┌──

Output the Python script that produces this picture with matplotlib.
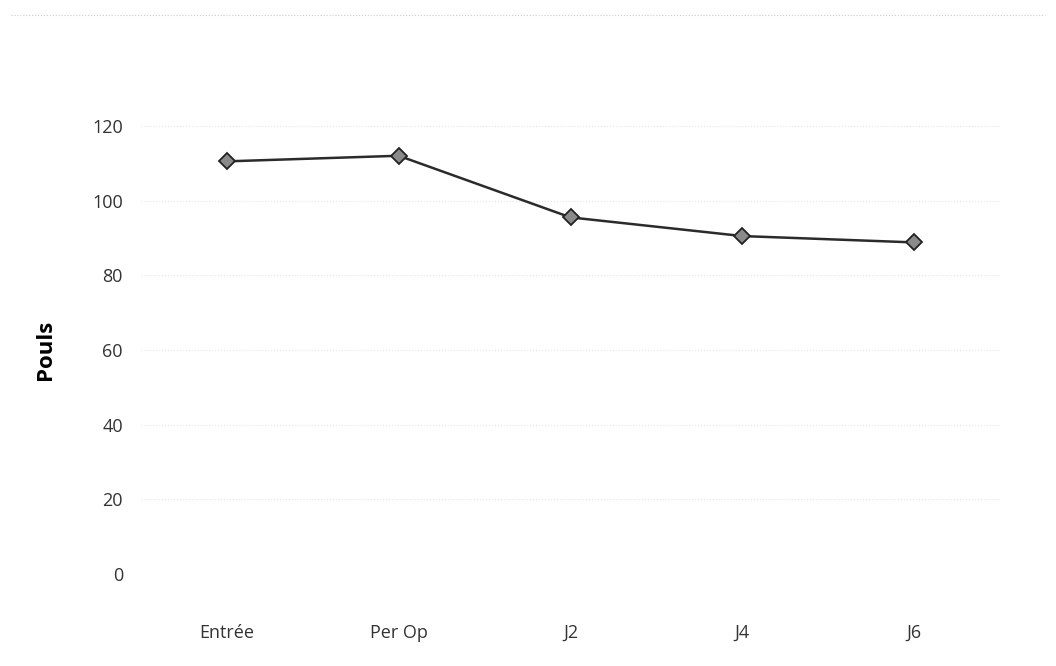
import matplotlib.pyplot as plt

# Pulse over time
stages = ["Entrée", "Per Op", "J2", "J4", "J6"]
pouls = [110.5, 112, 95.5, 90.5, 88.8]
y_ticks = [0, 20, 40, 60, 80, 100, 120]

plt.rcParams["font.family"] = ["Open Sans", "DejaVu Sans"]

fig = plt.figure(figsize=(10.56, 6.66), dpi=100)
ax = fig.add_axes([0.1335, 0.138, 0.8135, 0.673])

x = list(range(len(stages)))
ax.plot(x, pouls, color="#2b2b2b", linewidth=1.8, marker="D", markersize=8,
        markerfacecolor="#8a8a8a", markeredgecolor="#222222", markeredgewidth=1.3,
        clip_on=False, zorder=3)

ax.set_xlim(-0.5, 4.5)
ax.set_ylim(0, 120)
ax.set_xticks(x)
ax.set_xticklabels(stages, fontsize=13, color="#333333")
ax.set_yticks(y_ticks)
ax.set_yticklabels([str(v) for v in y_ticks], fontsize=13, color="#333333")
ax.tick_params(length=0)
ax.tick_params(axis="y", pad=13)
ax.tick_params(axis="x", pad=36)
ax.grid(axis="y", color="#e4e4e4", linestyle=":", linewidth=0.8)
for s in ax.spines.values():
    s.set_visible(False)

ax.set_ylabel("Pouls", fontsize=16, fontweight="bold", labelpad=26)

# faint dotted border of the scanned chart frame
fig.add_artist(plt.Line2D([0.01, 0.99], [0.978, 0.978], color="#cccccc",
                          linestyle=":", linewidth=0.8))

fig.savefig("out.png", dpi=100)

└──

Set task:
Please transcribe the material above exactly as written. Leave the pictures out.

Solution to this exercise:
Output the Python script that produces this picture with matplotlib.
import matplotlib.pyplot as plt

# Pulse over time
stages = ["Entrée", "Per Op", "J2", "J4", "J6"]
pouls = [110.5, 112, 95.5, 90.5, 88.8]
y_ticks = [0, 20, 40, 60, 80, 100, 120]

plt.rcParams["font.family"] = ["Open Sans", "DejaVu Sans"]

fig = plt.figure(figsize=(10.56, 6.66), dpi=100)
ax = fig.add_axes([0.1335, 0.138, 0.8135, 0.673])

x = list(range(len(stages)))
ax.plot(x, pouls, color="#2b2b2b", linewidth=1.8, marker="D", markersize=8,
        markerfacecolor="#8a8a8a", markeredgecolor="#222222", markeredgewidth=1.3,
        clip_on=False, zorder=3)

ax.set_xlim(-0.5, 4.5)
ax.set_ylim(0, 120)
ax.set_xticks(x)
ax.set_xticklabels(stages, fontsize=13, color="#333333")
ax.set_yticks(y_ticks)
ax.set_yticklabels([str(v) for v in y_ticks], fontsize=13, color="#333333")
ax.tick_params(length=0)
ax.tick_params(axis="y", pad=13)
ax.tick_params(axis="x", pad=36)
ax.grid(axis="y", color="#e4e4e4", linestyle=":", linewidth=0.8)
for s in ax.spines.values():
    s.set_visible(False)

ax.set_ylabel("Pouls", fontsize=16, fontweight="bold", labelpad=26)

# faint dotted border of the scanned chart frame
fig.add_artist(plt.Line2D([0.01, 0.99], [0.978, 0.978], color="#cccccc",
                          linestyle=":", linewidth=0.8))

fig.savefig("out.png", dpi=100)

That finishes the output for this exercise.